# [GOAL OF THE EXERCISE]
Exactly as written, quote every line that follows, skipping the images.

# [DATASET EXTRACT]

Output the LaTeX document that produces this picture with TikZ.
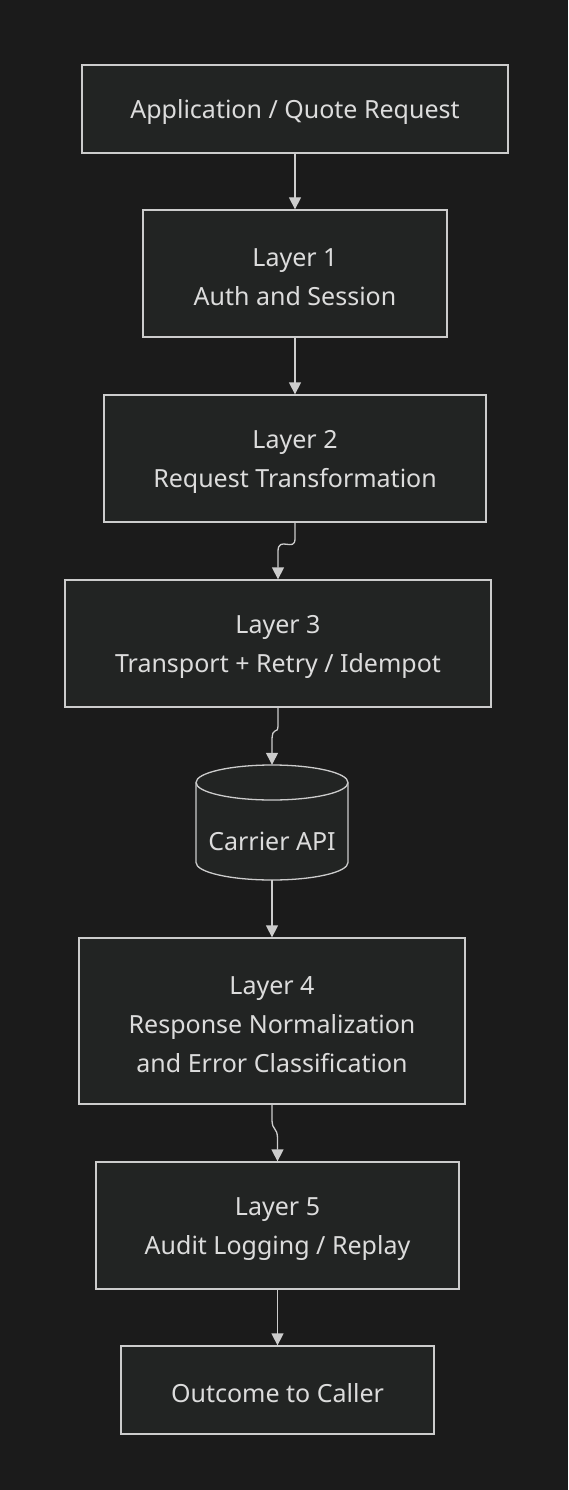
\documentclass[tikz,border=0pt]{standalone}
\usepackage{fontspec}
\setmainfont{Noto Sans}
\usetikzlibrary{arrows.meta}
\definecolor{bgc}{HTML}{1B1B1B}
\definecolor{boxfill}{HTML}{222423}
\definecolor{linec}{HTML}{CCCCCC}
\definecolor{txtc}{HTML}{DCDCDC}
\newcommand{\toppad}{\rule{0pt}{25pt}}
\begin{document}
\begin{tikzpicture}[x=1pt,y=1pt,
  box/.style={draw=linec, fill=boxfill, line width=1.3pt, inner sep=0pt, align=center,
    text=txtc, font=\fontsize{25}{39}\selectfont},
  conn/.style={draw=linec, line width=1.3pt, -{Triangle[width=12pt,length=12pt]}}]
\fill[bgc] (0,0) rectangle (568,-1490);
\useasboundingbox (0,0) rectangle (568,-1490);
\node[box, minimum width=426pt, minimum height=88pt] (app) at (295,-109) {\toppad Application / Quote Request};
\node[box, minimum width=304pt, minimum height=127pt] (l1) at (295,-273.5) {\toppad Layer 1\\Auth and Session};
\node[box, minimum width=382pt, minimum height=127pt] (l2) at (295,-458.5) {\toppad Layer 2\\Request Transformation};
\node[box, minimum width=426pt, minimum height=127pt] (l3) at (278,-643.5) {\toppad Layer 3\\Transport + Retry / Idempot};
% cylinder
\filldraw[draw=linec, fill=boxfill, line width=1.3pt]
  (196,-782.5) -- (196,-862.5) arc[start angle=180, end angle=360, x radius=76, y radius=17.5]
  -- (348,-782.5) arc[start angle=0, end angle=180, x radius=76, y radius=17.5] -- cycle;
\draw[linec, line width=1.3pt] (196,-782.5) arc[start angle=180, end angle=360, x radius=76, y radius=17.5];
\node[inner sep=0pt, minimum width=152pt, minimum height=115pt] (api) at (272,-822.5) {};
\node[text=txtc, font=\fontsize{25}{39}\selectfont, inner sep=0pt] (apilabel) at (272,-841) {Carrier API};
\node[box, minimum width=386pt, minimum height=166pt] (l4) at (272,-1021) {\toppad Layer 4\\Response Normalization\\and Error Classification};
\node[box, minimum width=363pt, minimum height=127pt] (l5) at (277.5,-1225.5) {\toppad Layer 5\\Audit Logging / Replay};
\node[box, minimum width=313pt, minimum height=88pt] (out) at (277.5,-1390) {\toppad Outcome to Caller};
% connectors
\draw[conn] (app.south) -- (l1.north);
\draw[conn] (l1.south) -- (l2.north);
\draw[conn] (l2.south) -- ++(0,-16) .. controls ++(0,-14) and ++(0,16) .. ([yshift=28pt]l3.north -| 278,0) -- (l3.north -| 278,0);
\draw[conn] (l3.south) -- ++(0,-18) .. controls ++(0,-10) and ++(0,16) .. ([yshift=24pt]api.north -| 272,0) -- (api.north -| 272,0);
\draw[conn] (api.south) -- (l4.north);
\draw[conn] (l4.south) -- ++(0,-14) .. controls ++(0,-14) and ++(0,14) .. ([yshift=22pt]l5.north) -- (l5.north);
\draw[conn] (l5.south) -- (out.north);
\end{tikzpicture}
\end{document}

# [WORKED SOLUTION]
Output the LaTeX document that produces this picture with TikZ.
\documentclass[tikz,border=0pt]{standalone}
\usepackage{fontspec}
\setmainfont{Noto Sans}
\usetikzlibrary{arrows.meta}
\definecolor{bgc}{HTML}{1B1B1B}
\definecolor{boxfill}{HTML}{222423}
\definecolor{linec}{HTML}{CCCCCC}
\definecolor{txtc}{HTML}{DCDCDC}
\newcommand{\toppad}{\rule{0pt}{25pt}}
\begin{document}
\begin{tikzpicture}[x=1pt,y=1pt,
  box/.style={draw=linec, fill=boxfill, line width=1.3pt, inner sep=0pt, align=center,
    text=txtc, font=\fontsize{25}{39}\selectfont},
  conn/.style={draw=linec, line width=1.3pt, -{Triangle[width=12pt,length=12pt]}}]
\fill[bgc] (0,0) rectangle (568,-1490);
\useasboundingbox (0,0) rectangle (568,-1490);
\node[box, minimum width=426pt, minimum height=88pt] (app) at (295,-109) {\toppad Application / Quote Request};
\node[box, minimum width=304pt, minimum height=127pt] (l1) at (295,-273.5) {\toppad Layer 1\\Auth and Session};
\node[box, minimum width=382pt, minimum height=127pt] (l2) at (295,-458.5) {\toppad Layer 2\\Request Transformation};
\node[box, minimum width=426pt, minimum height=127pt] (l3) at (278,-643.5) {\toppad Layer 3\\Transport + Retry / Idempot};
% cylinder
\filldraw[draw=linec, fill=boxfill, line width=1.3pt]
  (196,-782.5) -- (196,-862.5) arc[start angle=180, end angle=360, x radius=76, y radius=17.5]
  -- (348,-782.5) arc[start angle=0, end angle=180, x radius=76, y radius=17.5] -- cycle;
\draw[linec, line width=1.3pt] (196,-782.5) arc[start angle=180, end angle=360, x radius=76, y radius=17.5];
\node[inner sep=0pt, minimum width=152pt, minimum height=115pt] (api) at (272,-822.5) {};
\node[text=txtc, font=\fontsize{25}{39}\selectfont, inner sep=0pt] (apilabel) at (272,-841) {Carrier API};
\node[box, minimum width=386pt, minimum height=166pt] (l4) at (272,-1021) {\toppad Layer 4\\Response Normalization\\and Error Classification};
\node[box, minimum width=363pt, minimum height=127pt] (l5) at (277.5,-1225.5) {\toppad Layer 5\\Audit Logging / Replay};
\node[box, minimum width=313pt, minimum height=88pt] (out) at (277.5,-1390) {\toppad Outcome to Caller};
% connectors
\draw[conn] (app.south) -- (l1.north);
\draw[conn] (l1.south) -- (l2.north);
\draw[conn] (l2.south) -- ++(0,-16) .. controls ++(0,-14) and ++(0,16) .. ([yshift=28pt]l3.north -| 278,0) -- (l3.north -| 278,0);
\draw[conn] (l3.south) -- ++(0,-18) .. controls ++(0,-10) and ++(0,16) .. ([yshift=24pt]api.north -| 272,0) -- (api.north -| 272,0);
\draw[conn] (api.south) -- (l4.north);
\draw[conn] (l4.south) -- ++(0,-14) .. controls ++(0,-14) and ++(0,14) .. ([yshift=22pt]l5.north) -- (l5.north);
\draw[conn] (l5.south) -- (out.north);
\end{tikzpicture}
\end{document}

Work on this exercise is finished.